Facing the storm: Planning and SOX worrying insurers

By Roger Russell

While post-Enron legislation and regulation has changed the complexion of professional liability insurance for accountants, there hasn’t been a major shift in claim activity in the areas with the most frequency or severity of claims.

“Tax still has the highest frequency of claims — that has not changed,” said Suzanne Holl, director of loss prevention services for Redwood, Calif.-based Camico. “Audit services are low in terms of frequency, but the average amount is higher.”

“There has not been a major shift in claim activity,” agreed Ken Mackunis, president of Aon Insurance Services, the administrator for the American Institute of CPAs Professional Liability Insurance Program.

Financial planning has emerged as the practice area with the greatest rate of increase in claims, insurers say.

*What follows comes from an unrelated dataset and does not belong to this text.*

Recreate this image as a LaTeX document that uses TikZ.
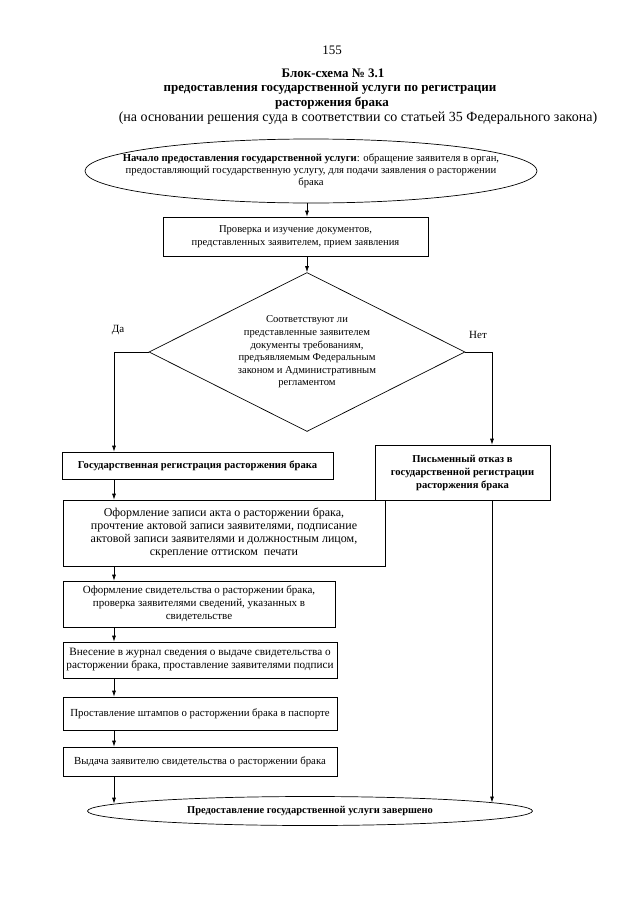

Although personal financial planning and investment advisory services represent a small percentage of total billings for most firms, both the frequency and severity of claims are worse than average in comparison with other areas of practice, according to statistics supplied by Aon.

A number of insurers have pulled out of the market, according to Ric Rosario, vice president of risk management for Camico. “The marketplace got overcrowded, and some of the ones that weren’t disciplined tended to underprice and it caught up with them. The ones that stayed in had to increase premiums to cover shortfalls.”

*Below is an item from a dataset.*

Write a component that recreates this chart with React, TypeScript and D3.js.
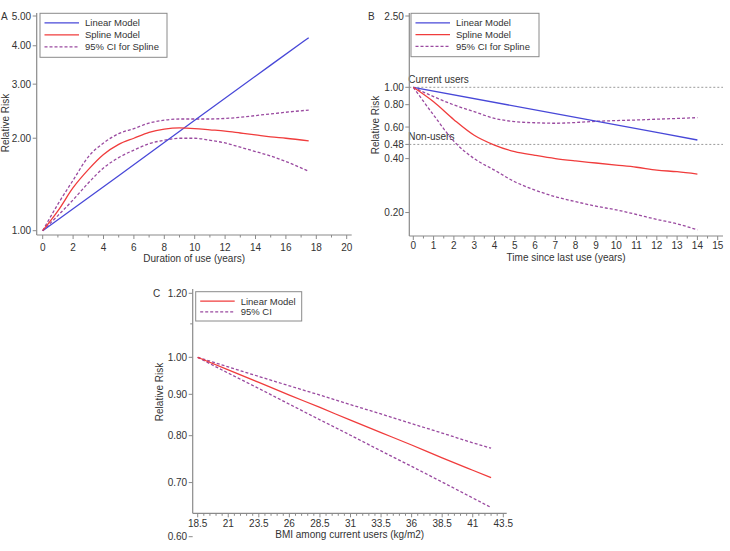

Meanwhile, Sarbanes-Oxley legislation has generated concern among insurers.

“SOX has created uncertainty as to how it will play out,” said Mackunis. “There is some apprehension among underwriters as to how the courts will eventually interpret its provisions.”

“The scandals that caused SOX to be put into place still have the insurance market very concerned about Securities and Exchange Commission work, agreed John Dodsworth, president of Camico. “While Sarbanes-Oxley is not as reactively hot-button as it was, the fallout from all of that has not been quite sorted out.”

“On the one hand, SOX shifted more liability back onto the companies to make sure their financial statements were correct, and that will help accountants because companies have more incentive to make sure that statements are straight up,” he said. “But one of the consequences is that the Big Four have been going through their client list and getting rid of clients they thought were too small or too risky.”

“Some of the middle-market firms have seen this as an opportunity to expand their practice,” he continued. “That’s fine if they know what they’re doing, but if they don’t have the expertise it can be extremely risky. The insurance marketplace is paying a lot of attention to the issue of firms looking to get into SEC work.”

A firm that wants to take on new clients should carefully analyze the risk, according to Joe Wolfe, assistant vice president of risk control at CNA Global Specialty Lines, the underwriter for the American Institute of CPAs’ Professional Liability Insurance program.

“In vetting the clients, they should be looking at where they are in the industry in terms of management and culture, as well as the financial status of the client, and whether there is a history of misstatement or a frequent change of auditors,” Wolfe said. “We stress that CPA firms make sure they have adequate industry experience.”

“More small and midsized firms are working with public companies now than in the past,” said Kyle Nieman, vice president of CNA Global Specialty Lines. “Section 404 is creating the opportunity for them to pick up this kind of work.”

Although SOX doesn’t require it, Wolfe noted that more public company audit committees are asking that tax work be performed by someone other than auditors. “This is a business opportunity for a number of firms,” he said.

“We’ve also heard of more private companies asking that their audit be performed according to Public Company Accounting Oversight Board standards,” he said, “but we don’t know if this is the beginning of a trend.”

For firms getting into new areas, it is extremely important to review all the risk management issues related to the new businesses and any conflicts that might exist, according to Steven J. Insel, an attorney with Los Angeles-based Jeffer Mangels Butler & Marmaro LLP.

“The real problem arises when there are personnel in crossover situations wearing more than one hat,” he said. “For example, an individual CPA might be doing an estate plan in his role as a CPA, and at the same time be an ‘associated person’ with a broker/dealer, an agent associated with an insurance agency owned by the accounting firm, and rendering services as an investment advisory representative — possibly all with the same client.”

Know your policies
Insel advised clients to get “plain English” assurances in writing from their carrier before they assume anything about coverage. “It can be quite sobering,” he said, “especially when they haven’t reviewed it in a number of years, and riders have been added over a period of time. In almost all cases, those riders involve exclusions from the policy.”

“I’ve seen many clients that paid for a policy based on a binder and they may not get the policy until six months later, and no one at the firm ever read it,” he added.